Russland auf dem Weg in die Vergangenheit

Das Vorgehen des Kreml gegen die Zivilgesellschaft und Andersdenkende ist inakzeptabel und ruft dunkle Epochen in der Geschichte in Erinnerung
Stefan Schocher

Stefan Schocher

Wer sich gegen den nationalistischen Taumel stellt, riskiert alles.

von Stefan Schocher

über Russlands Umgang mit der Zivilgesellschaft.

Nein, Russland ist nicht auf dem Weg, ein demokratischer Staat zu werden. Und es versucht auch garnicht mehr, mit solchen Schlagworten wie „Übergangsperiode“ oder „Reformen“ (Beliebte Schlagworte in Zentralasien oder dem Kaukasus, wenn es um die Rechtfertigung autoritärer Machtgebarungen geht) Ausreden zu finden.

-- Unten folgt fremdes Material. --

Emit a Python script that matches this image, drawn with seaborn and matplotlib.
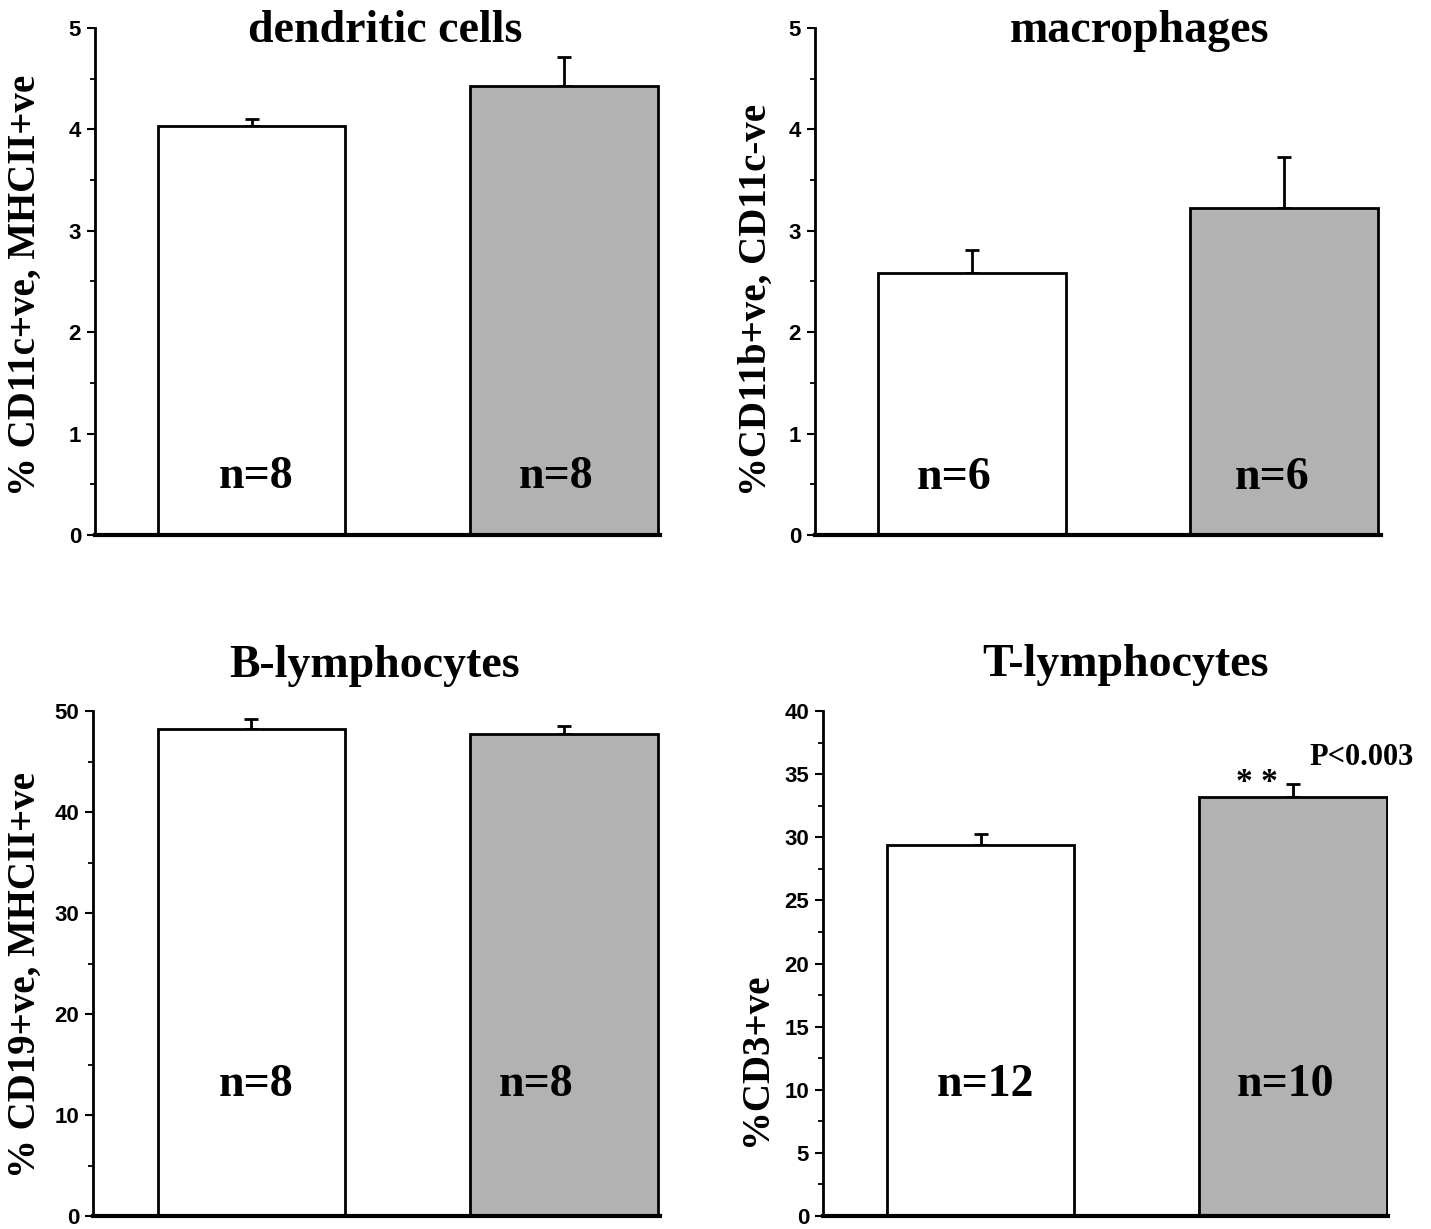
import matplotlib
matplotlib.use("Agg")
import matplotlib.pyplot as plt
from matplotlib.ticker import MultipleLocator
import seaborn as sns
import pandas as pd

# ---- data ----
groups = ["control", "treated"]
panel_titles = ["dendritic cells", "macrophages", "B-lymphocytes", "T-lymphocytes"]
ylabels = ["% CD11c+ve, MHCII+ve", "%CD11b+ve, CD11c-ve", "% CD19+ve, MHCII+ve", "%CD3+ve"]
dc_means = [4.03, 4.43]
dc_err = [0.07, 0.28]
mac_means = [2.58, 3.22]
mac_err = [0.23, 0.51]
b_means = [48.2, 47.7]
b_err = [1.0, 0.8]
t_means = [29.35, 33.2]
t_err = [0.9, 1.0]
dc_n = ["n=8", "n=8"]
mac_n = ["n=6", "n=6"]
b_n = ["n=8", "n=8"]
t_n = ["n=12", "n=10"]
ymax = [5, 5, 50, 40]
ymajor = [1, 1, 10, 5]

sns.set_theme(style="ticks")
plt.rcParams["font.family"] = ["Liberation Serif", "DejaVu Serif"]
for k in ["text.color", "axes.labelcolor", "xtick.color", "ytick.color", "axes.edgecolor"]:
    plt.rcParams[k] = "black"

fig = plt.figure(figsize=(14.31, 12.29), dpi=100)

W, H = 1431, 1229
# pixel boxes: left, right, top, bottom
boxes = [(95, 660, 28, 535), (815, 1381, 28, 535), (93, 660, 711, 1216), (823, 1388, 711, 1216)]
xlims = [(-0.501, 1.307), (-0.503, 1.311), (-0.507, 1.307), (-0.505, 1.304)]
means_all = [dc_means, mac_means, b_means, t_means]
err_all = [dc_err, mac_err, b_err, t_err]
n_all = [dc_n, mac_n, b_n, t_n]
n_y = [0.57, 0.56, 13.0, 10.4]
n_x = [(0.014, 0.974), (-0.058, 0.963), (0.014, 0.91), (0.016, 0.976)]
title_pos = [(0.513, 0.972), (0.574, 0.972), (0.497, 1.067), (0.535, 1.069)]
ylab_pos = [(-0.124, 0.493), (-0.104, 0.464), (-0.12, 0.477), (-0.118, 0.31)]

tick_font = {"family": ["Liberation Sans Narrow", "Liberation Sans", "DejaVu Sans"],
             "weight": "bold", "size": 16}

for i in range(4):
    l, r, t, b = boxes[i]
    ax = fig.add_axes([l / W, 1 - b / H, (r - l) / W, (b - t) / H])
    df = pd.DataFrame({"group": groups, "value": means_all[i]})
    sns.barplot(data=df, x="group", y="value", hue="group",
                palette=["white", "#b2b2b2"], edgecolor="black", linewidth=2,
                width=0.6, errorbar=None, legend=False, ax=ax, zorder=2)
    ax.errorbar([0, 1], means_all[i], yerr=[[0, 0], err_all[i]], fmt="none",
                ecolor="black", elinewidth=2, capsize=5, capthick=2, zorder=1)
    ax.set_xlim(*xlims[i])
    ax.set_ylim(0, ymax[i])
    ticks = list(range(0, ymax[i] + 1, ymajor[i]))
    ax.set_yticks(ticks)
    ax.set_yticklabels([str(v) for v in ticks], va="center_baseline", **tick_font)
    ax.yaxis.set_minor_locator(MultipleLocator(ymajor[i] / 2))
    ax.tick_params(axis="y", which="major", length=6, width=1.5, pad=4, direction="out")
    ax.tick_params(axis="y", which="minor", length=3.6, width=1.3, direction="out")
    ax.set_xticks([])
    ax.set_xlabel("")
    ax.set_ylim(0, ymax[i])
    sns.despine(ax=ax)
    ax.spines["left"].set_linewidth(2)
    ax.spines["bottom"].set_linewidth(3)
    ax.set_ylabel(ylabels[i], fontsize=28, fontweight="bold", va="center")
    ax.yaxis.set_label_coords(*ylab_pos[i])
    ax.text(title_pos[i][0], title_pos[i][1], panel_titles[i], transform=ax.transAxes,
            ha="center", va="baseline", fontsize=33, fontweight="bold")
    for j in range(2):
        ax.text(n_x[i][j], n_y[i], n_all[i][j], ha="center", va="center",
                fontsize=33, fontweight="bold")
    ax.set_facecolor("white")
    if i == 3:
        ax.text(0.883, 34.3, "* *", ha="center", va="center", fontsize=24, fontweight="bold")
        ax.text(1.22, 36.3, "P<0.003", ha="center", va="center", fontsize=22, fontweight="bold")

fig.savefig("out.png", dpi=100, facecolor="white")
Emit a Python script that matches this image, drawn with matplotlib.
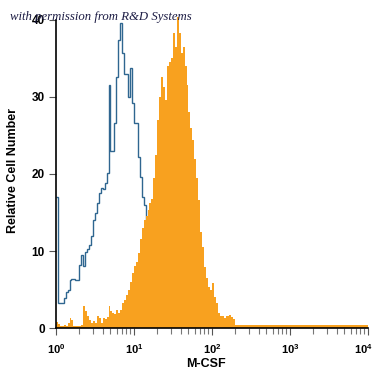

Russland ist sehr durchdacht und orchestriert auf dem Weg in die eigene Vergangenheit. Und das traurige daran ist: Mit der mehrheitlichen Unterstützung seiner Bürger, nur eine kleine urbane Elite setzt sich dem entgegen. Und diese Elite gerät jetzt massiv unter die Räder.

Was sich im vergangenen Jahr abgespielt hat in Russland übertrifft alles, was in den Jahren davor schon immer wieder für Schlagzeilen gesorgt hat. Da hatte Putin etwa seine dritte Amtszeit angetreten und man hatte es als „bedenklich“ kommentiert, dass dem so ist. Es gab Massenproteste in Moskau. Immerhin. Und waren gewisse sonderbare Anfälle von Personenkult um Putin davor noch schrullige, eher lachhafte Erscheinungen (man erinnere sich an die Putin-Armee, junge Mädels in Kleidchen und High-Heels die den Präsideten in Internet-Videos lobten und ehrten) so gibt es da kaum mehr etwas zu lachen. Denn, wer heute nicht mehr mittanzt, ist suspekt und wer sich offen gegen den nationalistischen Taumel in Russland stellt, riskiert alles.

Russland hat sich im medialen Schatten des Krieges in der Ukraine ganz klar zu einem autoritären Staat entwickelt neben dem Weißrussland schon fast liberal erscheint und einem Nationalismus freien Lauf gelassen, in dem die Einverleibung von Territorium in riesigen Militärparaden gefeiert, die Souveränität anderer Staaten zynisch mit Füßen getreten und selbst eigenes Strafrecht negiert wird. Man stelle sich vor, der Landeshauptmann einer mitteleuropäischen Region lobe den beschuldigten Mörder eines Oppositionspolitikers wegen eben der ihm vorgeworfenen Tat als beispiellosen Patrioten – so geschehen im Falle Nemtsow. So sieht ein entweder völlig dysfunktionaler Staat aus oder einer, der auf alle demokratischen Normen, internationale Gesetze und natürlich alle Andersdenkenden pfeift. Und das Russland ein dysfunktionaler Staat ist, darf in Zweifel gezogen werden.

Womit wir es heute zu tun haben ist nicht das Russland der 90er-Jahre, in denen es Probleme, sehr sehr viele Probleme, gab aber bei aller oligarchischer Willkür doch auch einen gewissen Pluralismus und vielleicht sogar soetwas wie eine Richtung. Es ist auch nicht das Russland der Nullerjahre, in denen es sehr problematische Tendenzen gab aber zugleich auch eine Gewisse Zurückhaltung der Führung, die sich davor hütete, zu weit zu gehen. Wir haben es heute mit einem Staat zu tun, der es geschafft hat, in der breiten Masse seiner Bürger alle paranoiden Bedrohungsempfinden aus Sowjetzeiten wiederzubeleben, um dieses nach und nach mit nationalistischen Großmachtsfantastereien zu würzen – und all das als „natürliches nationales Selbsbewusstsein“ zu verkaufen. Es gibt Beispiele aus der Geschichte, wohin das führen kann. Das ist eine sehr gefährliche Mischung.